The Congress spokesperson added: “We strongly condemn this assault on the fundamental freedoms that have been provided in the Constitution and have been interpreted by the Supreme Court. We will hold the government to account. Rules had been tightened by the previous UPA government in 2013 with regard to obtaining call detail records with regard to electronic interception of telephones and cyber communication. Why and how are these things being violated with impunity on a daily basis?”

Demanding that the government explain under which rule such an alleged request for records had been made to the telecom companies, Tewari said: “National security cannot be the fig leaf in order to legitimise every crime. There is a laid-down procedure and that prescribes that reasons should be recorded in writing for seeking call records of an individual. You cannot do it on a blanket basis.

“It violates rules under the Telegraph Act that had been formulated post the PUCL Vs Union of India judgment delivered on December 18, 1996. It is a violation of Section 69 of the Information Technology Act.
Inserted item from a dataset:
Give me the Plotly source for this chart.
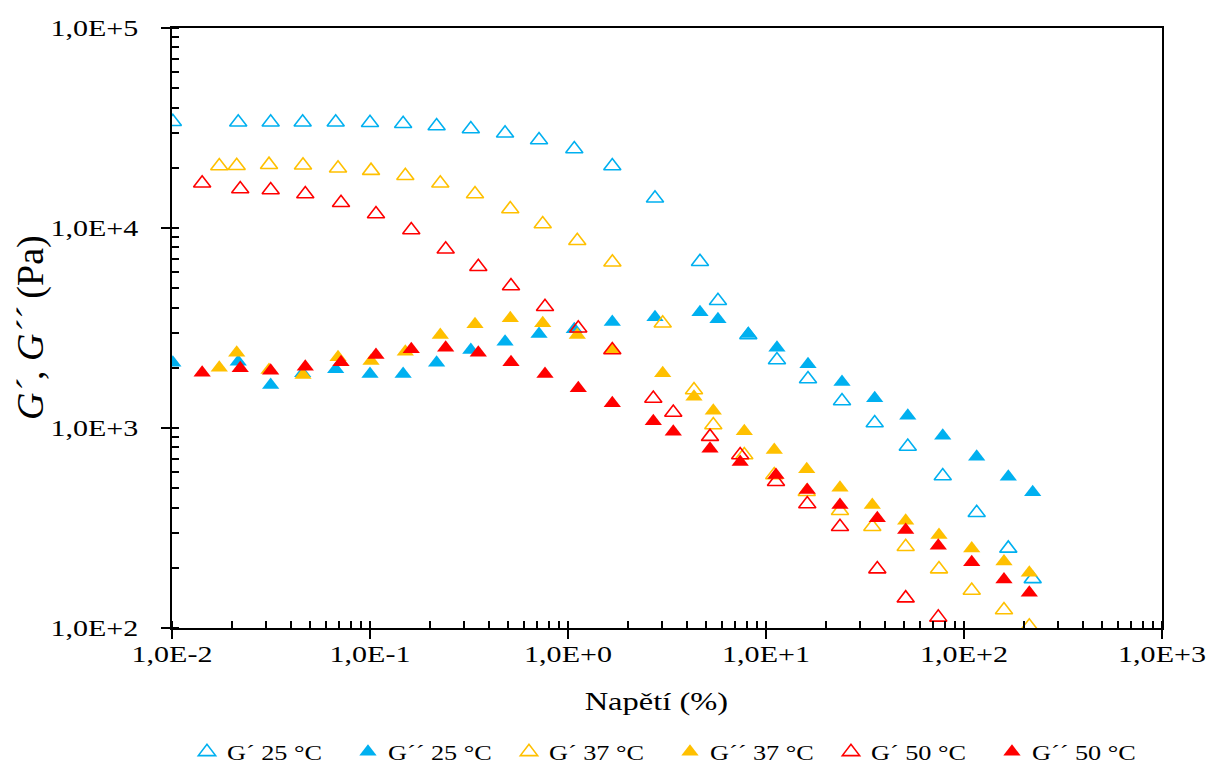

What the government has done is a monstrous crime.”

The newspaper report suggested that call records had been sought for mobile subscribers in the Delhi, Andhra Pradesh, Haryana, Himachal Pradesh, Jammu and Kashmir, Kerala, Odisha, Madhya Pradesh, and Punjab telecom circles.

It also said the Cellular Operators Association of India, the industry body that represents all major telecom operators, had red-flagged these requests in a complaint to department of telecommunications secretary Anshu Prakash on February 12, 2020.